**Instructions to follow**
Only the number is needed: how many lines of the records include "matplotlib"?

**Exercise materials**
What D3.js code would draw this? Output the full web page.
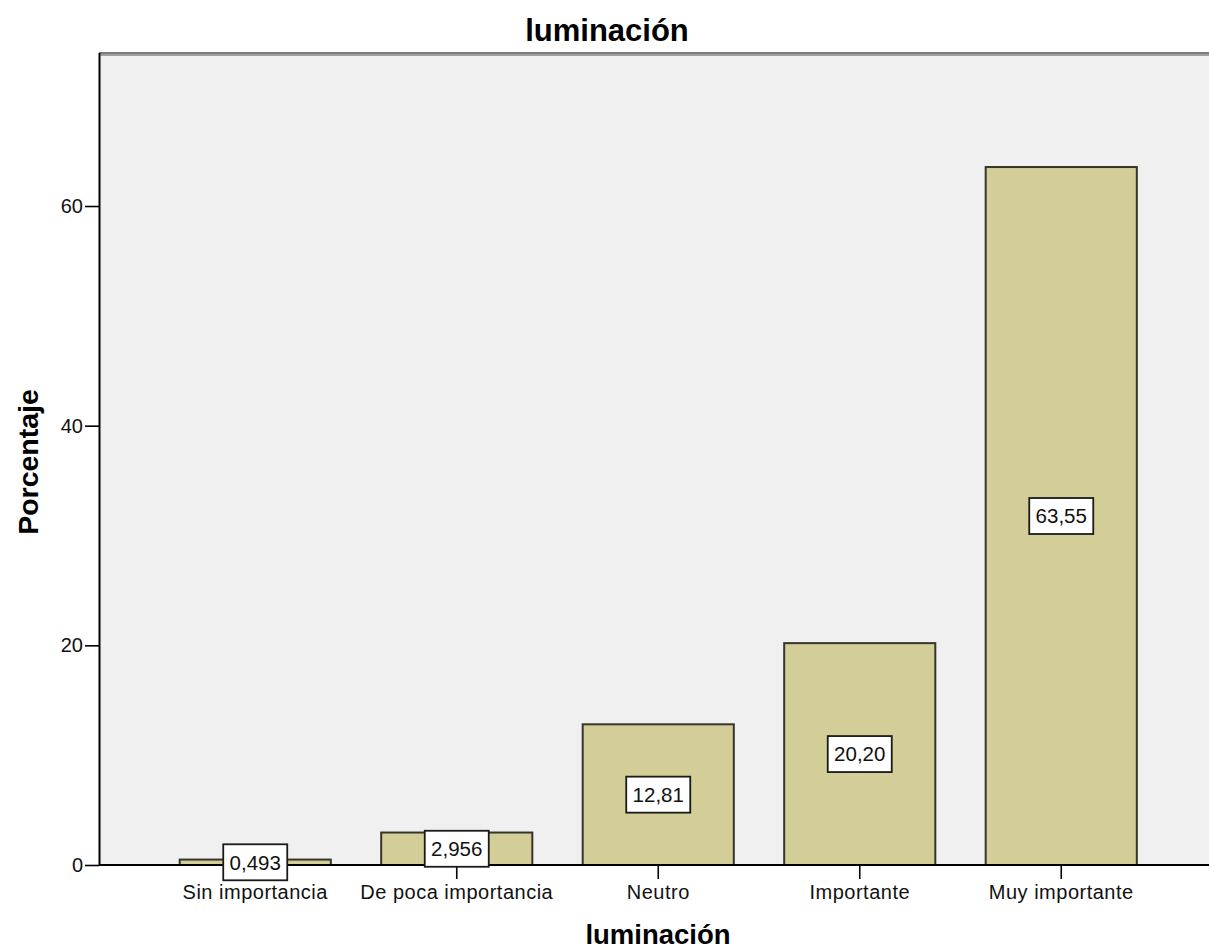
<!DOCTYPE html>
<html><head><meta charset="utf-8">
<script src="https://cdn.jsdelivr.net/npm/d3@7"></script>
<style>body{margin:0;background:#fff}svg{display:block}</style>
</head><body>
<script>
const categories = ["Sin importancia","De poca importancia","Neutro","Importante","Muy importante"];
const values = [0.493, 2.956, 12.81, 20.20, 63.55];
const valueLabels = ["0,493","2,956","12,81","20,20","63,55"];
const yTicks = [0, 20, 40, 60];
const titleText = "luminación";
const xTitle = "luminación";
const yTitle = "Porcentaje";

const W = 1209, H = 952;
const plot = {left: 99, right: 1209, top: 55, bottom: 865};
const svg = d3.select("body").append("svg").attr("width", W).attr("height", H);
const font = "'Liberation Sans', Arial, sans-serif";

const x = d3.scaleBand().domain(categories).range([154.5, 1162]).paddingInner(0.25).paddingOuter(0.125);
const y = d3.scaleLinear().domain([0, 73.75]).range([plot.bottom, plot.top]);

// background
svg.append("rect").attr("x", plot.left).attr("y", plot.top).attr("width", plot.right - plot.left)
  .attr("height", plot.bottom - plot.top).attr("fill", "#f0f0f0");
// top border
svg.append("rect").attr("x", plot.left).attr("y", 52).attr("width", plot.right - plot.left).attr("height", 4)
  .attr("fill", "#a0a0a0");
svg.append("line").attr("x1", plot.left).attr("x2", plot.right).attr("y1", 53).attr("y2", 53)
  .attr("stroke", "#707070").attr("stroke-width", 1.5);
// bars
svg.selectAll("rect.bar").data(categories).join("rect").attr("class", "bar")
  .attr("x", d => x(d)).attr("width", x.bandwidth())
  .attr("y", (d, i) => y(values[i])).attr("height", (d, i) => y(0) - y(values[i]))
  .attr("fill", "#d3ce97").attr("stroke", "#35352a").attr("stroke-width", 2);

// y axis
const yAxis = d3.axisLeft(y).tickValues(yTicks).tickSize(14).tickPadding(2).tickFormat(d3.format("d"));
const ga = svg.append("g").attr("transform", `translate(${plot.left},0)`).call(yAxis);
ga.select(".domain").attr("d", `M0.5,${plot.top - 2}V${plot.bottom}`).attr("stroke", "#000").attr("stroke-width", 2);
ga.selectAll(".tick line").attr("stroke", "#000").attr("stroke-width", 1.6);
ga.selectAll("text").attr("font-family", font).attr("font-size", 20).attr("fill", "#111");

// x axis
const xAxis = d3.axisBottom(x).tickSize(14).tickPadding(6);
const gx = svg.append("g").attr("transform", `translate(0,${plot.bottom})`).call(xAxis);
gx.select(".domain").attr("d", `M${plot.left},0H${plot.right}`).attr("stroke", "#000").attr("stroke-width", 1.8);
gx.selectAll(".tick line").attr("stroke", "#000").attr("stroke-width", 1.6);
gx.selectAll("text").attr("font-family", font).attr("font-size", 20).attr("letter-spacing", 0.5).attr("fill", "#111");

// value labels
const lab = svg.selectAll("g.lab").data(categories).join("g").attr("class", "lab")
  .attr("transform", (d, i) => `translate(${x(d) + x.bandwidth() / 2},${y(values[i] / 2)})`);
lab.append("rect").attr("x", -32).attr("y", -18).attr("width", 64).attr("height", 36)
  .attr("fill", "#fff").attr("stroke", "#1a1a1a").attr("stroke-width", 1.8);
lab.append("text").attr("text-anchor", "middle").attr("dy", "0.36em")
  .attr("font-family", font).attr("font-size", 20.5).attr("fill", "#111")
  .text((d, i) => valueLabels[i]);

// titles
svg.append("text").attr("x", 607).attr("y", 41).attr("text-anchor", "middle")
  .attr("font-family", font).attr("font-weight", "bold").attr("font-size", 31).text(titleText);
svg.append("text").attr("x", 658).attr("y", 944).attr("text-anchor", "middle")
  .attr("font-family", font).attr("font-weight", "bold").attr("font-size", 27.5).text(xTitle);
svg.append("text").attr("transform", "translate(38,462) rotate(-90)").attr("text-anchor", "middle")
  .attr("font-family", font).attr("font-weight", "bold").attr("font-size", 28.5).text(yTitle);
</script>
</body></html>
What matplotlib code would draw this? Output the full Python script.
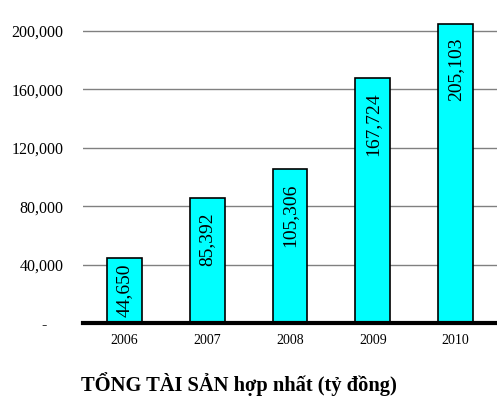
import matplotlib
matplotlib.use("Agg")
import matplotlib.pyplot as plt

plt.rcParams['font.family'] = ['Liberation Serif', 'DejaVu Serif']

# ====== DATA ======
years = ["2006", "2007", "2008", "2009", "2010"]
total_assets = [44650, 85392, 105306, 167724, 205103]
y_ticks = [0, 40000, 80000, 120000, 160000, 200000]
y_tick_labels = ["-", "40,000", "80,000", "120,000", "160,000", "200,000"]
title = "TỔNG TÀI SẢN hợp nhất (tỷ đồng)"

fig = plt.figure(figsize=(4.97, 3.96), dpi=100)
ax = fig.add_axes([83 / 497, 1 - 323 / 396, 1 - 83 / 497, 323 / 396])

x = list(range(len(years)))
ax.bar(x, total_assets, width=0.42, color="#00FFFF", edgecolor="black",
       linewidth=1.2, zorder=3)

ax.set_xlim(-0.5, 4.5)
ax.set_ylim(0, 221200)
ax.set_yticks(y_ticks)
ax.set_yticklabels(y_tick_labels, fontsize=11.5)
ax.set_xticks(x)
ax.set_xticklabels(years, fontsize=10)
ax.tick_params(axis="both", length=0)
ax.tick_params(axis="y", pad=14)
ax.tick_params(axis="x", pad=8)
# the "-" label sits further left, as in accounting number format
ax.get_yticklabels()[0].set_x(-0.041)

ax.yaxis.grid(True, color="#808080", linewidth=1.0, zorder=0)
ax.set_axisbelow(True)
for side in ["left", "right", "top"]:
    ax.spines[side].set_visible(False)
ax.spines["bottom"].set_linewidth(3)
ax.spines["bottom"].set_zorder(4)

# value labels: inside the top of each bar, centred when the bar is short
pad = 9600
label_len = 40000
for xi, v in zip(x, total_assets):
    txt = f"{v:,}"
    if v - pad - label_len > 0:
        ax.text(xi, v - pad, txt, rotation=90, ha="center", va="top",
                fontsize=14, zorder=5)
    else:
        ax.text(xi, v / 2, txt, rotation=90, ha="center", va="center",
                fontsize=14, zorder=5)

fig.text(239 / 497, 1 - 384 / 396, title, ha="center", va="center",
         fontsize=14.8, fontweight="bold")

fig.savefig("out.png", dpi=100)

**Exercise result**
4